## What you have to do
Line by line, repeat the data below exactly, beginning at the first line and ending at the line with "const headGap = [4, 10, 15, 9, 1];". Omit pictures.
═════ Material provided
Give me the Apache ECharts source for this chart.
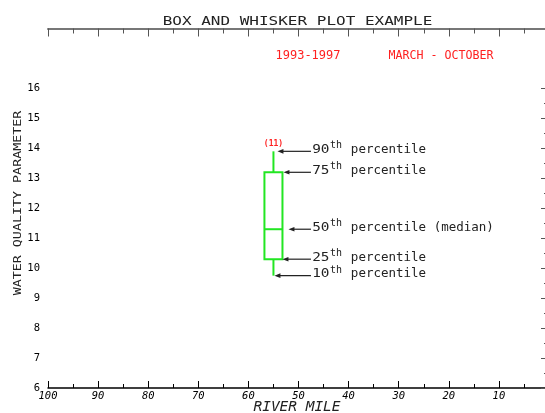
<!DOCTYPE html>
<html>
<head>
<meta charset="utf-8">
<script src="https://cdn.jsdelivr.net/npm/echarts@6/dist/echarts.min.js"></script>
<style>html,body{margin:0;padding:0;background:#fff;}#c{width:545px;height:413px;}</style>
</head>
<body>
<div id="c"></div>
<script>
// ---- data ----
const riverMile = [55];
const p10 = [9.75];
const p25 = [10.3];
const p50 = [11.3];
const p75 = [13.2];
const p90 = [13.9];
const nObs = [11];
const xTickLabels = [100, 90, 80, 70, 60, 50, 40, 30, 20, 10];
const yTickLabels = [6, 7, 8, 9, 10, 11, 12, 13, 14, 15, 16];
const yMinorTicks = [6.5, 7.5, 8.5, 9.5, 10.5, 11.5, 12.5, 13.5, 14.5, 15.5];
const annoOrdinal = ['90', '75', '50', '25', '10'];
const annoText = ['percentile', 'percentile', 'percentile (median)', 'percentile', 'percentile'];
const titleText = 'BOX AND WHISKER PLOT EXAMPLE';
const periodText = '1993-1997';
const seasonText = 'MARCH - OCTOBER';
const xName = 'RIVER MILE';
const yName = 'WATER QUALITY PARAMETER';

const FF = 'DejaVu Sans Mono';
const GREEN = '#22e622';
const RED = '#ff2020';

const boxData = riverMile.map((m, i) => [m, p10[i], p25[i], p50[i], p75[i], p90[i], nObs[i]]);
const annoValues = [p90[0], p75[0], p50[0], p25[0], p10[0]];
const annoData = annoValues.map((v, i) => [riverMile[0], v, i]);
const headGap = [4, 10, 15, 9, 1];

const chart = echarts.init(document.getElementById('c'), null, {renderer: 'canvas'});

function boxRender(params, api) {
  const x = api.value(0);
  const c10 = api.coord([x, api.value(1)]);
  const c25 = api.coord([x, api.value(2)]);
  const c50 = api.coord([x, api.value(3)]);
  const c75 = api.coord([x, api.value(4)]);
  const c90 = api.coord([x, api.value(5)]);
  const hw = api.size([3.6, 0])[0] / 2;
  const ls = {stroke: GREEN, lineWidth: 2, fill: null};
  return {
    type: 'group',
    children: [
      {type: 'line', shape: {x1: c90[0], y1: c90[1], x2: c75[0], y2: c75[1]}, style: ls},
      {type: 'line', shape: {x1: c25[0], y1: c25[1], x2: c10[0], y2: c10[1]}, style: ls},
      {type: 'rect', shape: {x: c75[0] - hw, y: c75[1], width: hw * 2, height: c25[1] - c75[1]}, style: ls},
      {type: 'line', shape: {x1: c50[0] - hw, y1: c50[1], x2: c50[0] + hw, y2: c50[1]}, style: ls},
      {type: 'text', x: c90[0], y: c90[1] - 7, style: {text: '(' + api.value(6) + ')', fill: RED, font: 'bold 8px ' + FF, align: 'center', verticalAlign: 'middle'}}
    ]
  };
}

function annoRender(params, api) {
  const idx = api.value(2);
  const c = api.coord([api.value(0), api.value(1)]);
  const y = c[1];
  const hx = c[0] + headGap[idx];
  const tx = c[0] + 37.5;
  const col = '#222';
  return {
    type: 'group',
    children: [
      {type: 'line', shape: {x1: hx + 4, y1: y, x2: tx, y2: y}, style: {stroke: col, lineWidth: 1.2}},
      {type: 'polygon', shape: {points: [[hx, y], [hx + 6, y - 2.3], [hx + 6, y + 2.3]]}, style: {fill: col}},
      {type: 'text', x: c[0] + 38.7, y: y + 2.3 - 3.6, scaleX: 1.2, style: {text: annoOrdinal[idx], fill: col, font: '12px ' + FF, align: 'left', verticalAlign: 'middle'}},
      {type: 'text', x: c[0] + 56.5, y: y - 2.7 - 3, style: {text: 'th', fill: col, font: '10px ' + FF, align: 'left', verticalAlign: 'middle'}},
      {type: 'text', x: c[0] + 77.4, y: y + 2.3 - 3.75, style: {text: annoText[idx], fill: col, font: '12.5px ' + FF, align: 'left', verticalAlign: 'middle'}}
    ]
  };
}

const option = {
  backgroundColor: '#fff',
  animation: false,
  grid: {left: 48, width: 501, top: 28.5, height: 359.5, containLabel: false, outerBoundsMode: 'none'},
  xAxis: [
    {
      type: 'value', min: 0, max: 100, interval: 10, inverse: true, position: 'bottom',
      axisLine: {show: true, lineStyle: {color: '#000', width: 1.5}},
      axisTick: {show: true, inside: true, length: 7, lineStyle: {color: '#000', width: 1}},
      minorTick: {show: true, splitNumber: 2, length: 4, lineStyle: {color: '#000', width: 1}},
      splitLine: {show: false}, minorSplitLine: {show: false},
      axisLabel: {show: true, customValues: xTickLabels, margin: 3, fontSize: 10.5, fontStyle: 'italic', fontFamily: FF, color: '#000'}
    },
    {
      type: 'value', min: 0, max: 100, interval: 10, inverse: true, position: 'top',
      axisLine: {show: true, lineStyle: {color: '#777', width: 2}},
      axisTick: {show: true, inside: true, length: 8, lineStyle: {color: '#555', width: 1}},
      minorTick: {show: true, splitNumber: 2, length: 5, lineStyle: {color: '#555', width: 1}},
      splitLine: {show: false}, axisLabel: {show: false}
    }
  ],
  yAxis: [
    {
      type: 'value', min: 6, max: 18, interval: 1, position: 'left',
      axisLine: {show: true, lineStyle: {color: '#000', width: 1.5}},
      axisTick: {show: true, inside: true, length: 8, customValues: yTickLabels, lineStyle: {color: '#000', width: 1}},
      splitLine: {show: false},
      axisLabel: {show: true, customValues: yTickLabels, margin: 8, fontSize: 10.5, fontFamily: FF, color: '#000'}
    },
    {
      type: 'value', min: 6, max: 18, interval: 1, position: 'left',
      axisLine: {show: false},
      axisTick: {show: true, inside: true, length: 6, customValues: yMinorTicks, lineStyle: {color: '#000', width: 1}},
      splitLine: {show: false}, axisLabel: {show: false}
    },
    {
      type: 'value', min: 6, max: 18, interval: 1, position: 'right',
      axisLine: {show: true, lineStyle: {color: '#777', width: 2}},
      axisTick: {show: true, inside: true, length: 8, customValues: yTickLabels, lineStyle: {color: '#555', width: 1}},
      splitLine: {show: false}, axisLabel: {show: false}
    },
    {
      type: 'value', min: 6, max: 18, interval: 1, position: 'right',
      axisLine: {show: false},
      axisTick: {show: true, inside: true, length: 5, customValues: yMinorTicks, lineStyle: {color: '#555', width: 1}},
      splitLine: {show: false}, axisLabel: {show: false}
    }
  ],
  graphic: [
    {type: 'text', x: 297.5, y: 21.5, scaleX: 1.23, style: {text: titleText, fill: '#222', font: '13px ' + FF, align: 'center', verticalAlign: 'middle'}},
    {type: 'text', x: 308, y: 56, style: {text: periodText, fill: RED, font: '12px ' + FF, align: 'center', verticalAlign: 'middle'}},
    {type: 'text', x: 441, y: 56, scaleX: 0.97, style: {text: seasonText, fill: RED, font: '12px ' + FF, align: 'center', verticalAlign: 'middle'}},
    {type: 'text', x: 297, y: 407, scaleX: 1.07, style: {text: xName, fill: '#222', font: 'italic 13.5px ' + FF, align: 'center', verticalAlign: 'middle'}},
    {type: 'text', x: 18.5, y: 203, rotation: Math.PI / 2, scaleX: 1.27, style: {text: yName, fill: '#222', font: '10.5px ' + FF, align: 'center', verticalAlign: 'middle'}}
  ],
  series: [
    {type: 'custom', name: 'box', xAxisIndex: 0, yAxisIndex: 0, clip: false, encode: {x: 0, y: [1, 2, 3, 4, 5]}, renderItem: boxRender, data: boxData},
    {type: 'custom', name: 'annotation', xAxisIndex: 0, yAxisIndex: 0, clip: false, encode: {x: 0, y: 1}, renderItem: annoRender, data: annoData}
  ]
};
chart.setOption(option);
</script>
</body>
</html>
══════════
## Complete answer
Give me the Apache ECharts source for this chart.
<!DOCTYPE html>
<html>
<head>
<meta charset="utf-8">
<script src="https://cdn.jsdelivr.net/npm/echarts@6/dist/echarts.min.js"></script>
<style>html,body{margin:0;padding:0;background:#fff;}#c{width:545px;height:413px;}</style>
</head>
<body>
<div id="c"></div>
<script>
// ---- data ----
const riverMile = [55];
const p10 = [9.75];
const p25 = [10.3];
const p50 = [11.3];
const p75 = [13.2];
const p90 = [13.9];
const nObs = [11];
const xTickLabels = [100, 90, 80, 70, 60, 50, 40, 30, 20, 10];
const yTickLabels = [6, 7, 8, 9, 10, 11, 12, 13, 14, 15, 16];
const yMinorTicks = [6.5, 7.5, 8.5, 9.5, 10.5, 11.5, 12.5, 13.5, 14.5, 15.5];
const annoOrdinal = ['90', '75', '50', '25', '10'];
const annoText = ['percentile', 'percentile', 'percentile (median)', 'percentile', 'percentile'];
const titleText = 'BOX AND WHISKER PLOT EXAMPLE';
const periodText = '1993-1997';
const seasonText = 'MARCH - OCTOBER';
const xName = 'RIVER MILE';
const yName = 'WATER QUALITY PARAMETER';

const FF = 'DejaVu Sans Mono';
const GREEN = '#22e622';
const RED = '#ff2020';

const boxData = riverMile.map((m, i) => [m, p10[i], p25[i], p50[i], p75[i], p90[i], nObs[i]]);
const annoValues = [p90[0], p75[0], p50[0], p25[0], p10[0]];
const annoData = annoValues.map((v, i) => [riverMile[0], v, i]);
const headGap = [4, 10, 15, 9, 1];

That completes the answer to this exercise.